The Standard’s news roundup gives you a quick hit of interesting, sometimes irreverent, and breaking news stories from all over the state.
A fast-growing North Texas city is going to be the first testing ground in the state for a self-driving car service.
California-based Drive.ai announced Monday it was rolling out the program in Frisco this July. It will serve about 10,000 people working in corporate offices near The Star, a retail and dining area, which is also the Dallas Cowboys’ headquarters.
Frisco Mayor Jeff Cheney explains the service will be located in a defined area, but will also run on public streets.
“That’s what makes it the first of it’s kind in the state of Texas, if not the country, and really what it’s designed to do is get people from different points and destinations,” Cheney says. “People are Hull park that are working there can get into one of these cars and go to lunch at The Star and vice versa.”
Mayor Cheney says this program is important for Frisco because the city is still in the process of developing its infrastructure.
“We’re building our roads, we’re figuring out light timings, and all those kinds of things,” Cheney says. “So if we’re able to build our roads and infrastructure to the technology that we know are coming over the next decade that’s going to put away way ahead in terms of being able to implement them.”
Cheney also points out that Frisco isn’t new to trying out the latest transportation technologies – it’s worked with Uber and directions-app Waze.
“As well as the Audi program where the cars talk to stoplights,” Cheney says. “And we’ve put out there that we want to be the first and test these technologies.”
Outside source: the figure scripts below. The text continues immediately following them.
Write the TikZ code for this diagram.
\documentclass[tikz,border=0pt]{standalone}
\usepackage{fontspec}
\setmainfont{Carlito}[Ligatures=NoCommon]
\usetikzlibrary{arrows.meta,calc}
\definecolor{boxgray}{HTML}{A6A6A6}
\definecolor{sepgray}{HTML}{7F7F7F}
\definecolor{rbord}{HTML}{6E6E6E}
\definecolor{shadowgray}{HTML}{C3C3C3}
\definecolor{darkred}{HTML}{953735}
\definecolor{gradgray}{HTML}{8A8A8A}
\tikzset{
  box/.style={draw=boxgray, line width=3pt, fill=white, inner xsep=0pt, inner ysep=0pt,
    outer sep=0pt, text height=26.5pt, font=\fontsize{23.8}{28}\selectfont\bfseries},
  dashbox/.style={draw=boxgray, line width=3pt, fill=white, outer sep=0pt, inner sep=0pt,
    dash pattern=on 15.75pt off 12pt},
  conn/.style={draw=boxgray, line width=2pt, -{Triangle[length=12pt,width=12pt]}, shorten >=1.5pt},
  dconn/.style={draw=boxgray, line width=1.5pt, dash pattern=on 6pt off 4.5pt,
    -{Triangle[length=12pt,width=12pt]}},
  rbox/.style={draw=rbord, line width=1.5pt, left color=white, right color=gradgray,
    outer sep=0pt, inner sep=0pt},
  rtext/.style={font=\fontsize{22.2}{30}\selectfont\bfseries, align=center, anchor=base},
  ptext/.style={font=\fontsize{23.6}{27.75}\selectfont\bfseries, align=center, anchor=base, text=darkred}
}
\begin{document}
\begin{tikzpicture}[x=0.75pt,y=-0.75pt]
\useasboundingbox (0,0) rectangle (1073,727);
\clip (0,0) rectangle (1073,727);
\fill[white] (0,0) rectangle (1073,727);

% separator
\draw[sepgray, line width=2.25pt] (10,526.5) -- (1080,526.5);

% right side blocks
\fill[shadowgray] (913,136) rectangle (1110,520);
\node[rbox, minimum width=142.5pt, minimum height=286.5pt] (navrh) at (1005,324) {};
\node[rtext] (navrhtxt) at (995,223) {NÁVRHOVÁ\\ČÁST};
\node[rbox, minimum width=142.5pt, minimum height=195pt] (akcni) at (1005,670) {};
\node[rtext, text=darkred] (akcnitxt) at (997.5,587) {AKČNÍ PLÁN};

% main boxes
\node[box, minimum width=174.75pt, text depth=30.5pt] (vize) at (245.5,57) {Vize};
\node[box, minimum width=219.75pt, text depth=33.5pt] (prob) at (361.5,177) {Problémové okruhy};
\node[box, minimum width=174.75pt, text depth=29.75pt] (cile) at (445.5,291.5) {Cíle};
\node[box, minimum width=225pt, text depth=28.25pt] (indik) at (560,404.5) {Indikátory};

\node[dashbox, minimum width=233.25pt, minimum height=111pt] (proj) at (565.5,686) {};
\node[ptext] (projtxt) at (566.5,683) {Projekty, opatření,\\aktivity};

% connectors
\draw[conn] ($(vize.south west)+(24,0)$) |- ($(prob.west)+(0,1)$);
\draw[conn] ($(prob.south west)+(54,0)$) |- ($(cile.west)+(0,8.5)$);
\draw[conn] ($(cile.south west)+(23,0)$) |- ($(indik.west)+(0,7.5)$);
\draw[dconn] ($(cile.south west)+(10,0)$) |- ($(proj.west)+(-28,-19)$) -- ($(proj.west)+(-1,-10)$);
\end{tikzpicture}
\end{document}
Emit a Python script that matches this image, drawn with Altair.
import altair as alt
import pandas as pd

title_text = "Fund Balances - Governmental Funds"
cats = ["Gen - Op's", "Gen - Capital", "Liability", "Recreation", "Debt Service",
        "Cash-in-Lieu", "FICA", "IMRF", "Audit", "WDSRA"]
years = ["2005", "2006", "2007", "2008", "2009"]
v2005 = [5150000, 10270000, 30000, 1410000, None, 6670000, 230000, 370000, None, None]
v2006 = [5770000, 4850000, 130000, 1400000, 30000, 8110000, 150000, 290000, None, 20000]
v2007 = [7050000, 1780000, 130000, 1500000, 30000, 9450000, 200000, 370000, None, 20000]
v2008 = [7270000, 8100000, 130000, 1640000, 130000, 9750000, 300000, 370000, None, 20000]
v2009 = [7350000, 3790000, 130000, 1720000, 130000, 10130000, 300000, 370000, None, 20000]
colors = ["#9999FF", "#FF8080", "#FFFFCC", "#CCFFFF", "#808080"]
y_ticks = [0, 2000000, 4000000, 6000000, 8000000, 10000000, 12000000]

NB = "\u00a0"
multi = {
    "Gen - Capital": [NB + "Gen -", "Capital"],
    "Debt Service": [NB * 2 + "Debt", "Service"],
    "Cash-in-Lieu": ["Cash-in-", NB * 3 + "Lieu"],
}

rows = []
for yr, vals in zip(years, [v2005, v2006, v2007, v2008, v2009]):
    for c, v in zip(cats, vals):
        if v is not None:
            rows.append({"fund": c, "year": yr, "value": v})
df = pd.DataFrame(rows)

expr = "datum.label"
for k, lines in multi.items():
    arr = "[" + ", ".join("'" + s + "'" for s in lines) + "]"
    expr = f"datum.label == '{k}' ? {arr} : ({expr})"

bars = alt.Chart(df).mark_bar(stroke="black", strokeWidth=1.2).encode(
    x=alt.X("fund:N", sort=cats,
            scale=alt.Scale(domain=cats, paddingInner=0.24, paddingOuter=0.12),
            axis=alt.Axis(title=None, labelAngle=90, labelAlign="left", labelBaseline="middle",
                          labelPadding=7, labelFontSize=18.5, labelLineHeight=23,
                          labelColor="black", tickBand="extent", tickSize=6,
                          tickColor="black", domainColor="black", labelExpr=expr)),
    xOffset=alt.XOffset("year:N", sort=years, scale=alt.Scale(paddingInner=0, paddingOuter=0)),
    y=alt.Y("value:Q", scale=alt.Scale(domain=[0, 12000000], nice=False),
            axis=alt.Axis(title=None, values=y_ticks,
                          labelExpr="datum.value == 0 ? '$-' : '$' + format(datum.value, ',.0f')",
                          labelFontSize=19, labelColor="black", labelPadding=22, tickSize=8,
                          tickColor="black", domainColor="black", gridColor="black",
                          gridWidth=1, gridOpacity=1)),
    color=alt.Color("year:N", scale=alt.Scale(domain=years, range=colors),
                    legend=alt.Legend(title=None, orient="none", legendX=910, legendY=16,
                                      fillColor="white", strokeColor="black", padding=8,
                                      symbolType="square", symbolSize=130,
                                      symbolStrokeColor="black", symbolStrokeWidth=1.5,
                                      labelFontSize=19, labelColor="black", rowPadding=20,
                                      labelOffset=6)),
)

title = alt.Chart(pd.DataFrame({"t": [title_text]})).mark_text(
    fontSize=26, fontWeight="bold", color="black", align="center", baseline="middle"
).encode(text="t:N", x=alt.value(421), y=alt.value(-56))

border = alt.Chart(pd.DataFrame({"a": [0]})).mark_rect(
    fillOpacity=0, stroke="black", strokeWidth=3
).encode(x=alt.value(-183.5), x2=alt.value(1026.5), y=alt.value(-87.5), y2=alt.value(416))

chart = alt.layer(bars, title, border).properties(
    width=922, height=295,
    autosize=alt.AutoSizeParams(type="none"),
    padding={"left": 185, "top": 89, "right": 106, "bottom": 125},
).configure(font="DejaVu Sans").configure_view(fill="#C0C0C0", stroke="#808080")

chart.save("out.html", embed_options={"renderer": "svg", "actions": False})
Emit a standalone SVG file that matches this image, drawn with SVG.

The pilot program will run for six months. At first there will be a driver in the driver’s seat, then they’ll move to the passenger’s seat. By the end there will just be someone monitoring the car remotely.
A new study looks at immigration enforcement under President Trump, and finds Texas counties typically cooperate with federal authorities.
The report from the Migration Policy institute, finds that during the first months of the Trump administration, U.S. Immigration and Customs Enforcement took 60 percent more people into custody from Harris County jails than during the same period the year before.
Randy Capps worked on the report for the Washington, D.C.-based think tank. He told Houston Public Media that ICE relies heavily on local law enforcement to make immigration arrests.
“Anybody who has been brought in for any crime – could be a traffic crime, could be shoplifting or it could be something much more serious like an assault,” Capps says, “they’ll have a much higher chance of getting taken into federal custody and being deported.”
The study also found that Harris, Hidalgo, Bexar, Webb, Travis, and Dallas County are among the top 25 counties in the country that get the most ICE detainer requests.
The Atlantic Hurricane Season officially starts in less than a month, and we’re getting a look at names for those storms to come. From KUT News in Austin Trey Shaar looks at the alphabetical list of storm names and more:
The latest forecast for the hurricane season ahead says it should busier than normal, with 14 named storms, but not as bad as last year. That hurricane season brought Harvey, Irma and Maria – names that are now retired. Names we’re likely to hear in the next few months include Alberto, Beryl, Chris and Debby. Names we can only hope we won’t be hearing are Sara, Tony, Valerie and William. The National Hurricane Center doesn’t use Q, X, Y or Z, but does recycle every six years names that don’t wind up getting attached to devastating storms. Hurricane season starts on June 1 and runs through November.